My personal wishlist
norman.feske at genode-labs.com
Tue Apr 2 10:34:16 CEST 2019
thanks for the background info about extended attributes.
> mandatory to be existed when opening the file). So, EA's on FAT32 are
> laying around near the file itself, in the same directory, in a hidden
> file. The disadvantage is that EA files are laying around everywhere,
> like a trash. So, if a file system doesn't support EA's, they can be
> emulated like this.
I admittedly have not much clue about file systems. To me as a user,
features like this (this also goes for the strange "resource forks" of
old Mac OS) look like glorified directories. They seem to be just more
complicated, less transparent, and cause friction when moving data
across file systems. Given my poor background, please take the following
with a grain of salt.
I wonder, in situations where meta data has to contain a lot of domain
knowledge, wouldn't sqlite be a good way to organize it?
In situations where meta data are simple annotations to files (like
storing the icon for a file), why can't both the file and the meta data
go to into a directory? This is the way Risc OS (and also today's Mac
OS, AFAIK) deal with the situation.
Hence, there is currently no plan to extend Genode's file-system session
with extended attributes.
Valery's remark about an emulation scheme looks good to bridge the gap.
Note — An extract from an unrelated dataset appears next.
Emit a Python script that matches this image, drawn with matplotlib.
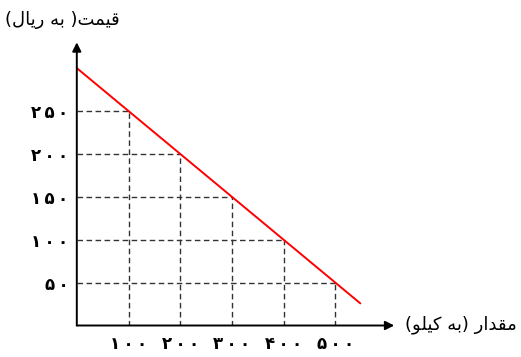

This way, such a feature can be implemented within the libc where the
libc would rely on some conventions. E.g., when asked for the extended
attributes for a certain 'file', the libc may - under the hood - read
the meta data from a file called '.xa/file'. Yes, this would spill the
'.xa' directories here and there but it leaves the complexity out of
base mechanisms like the VFS or the file-system session.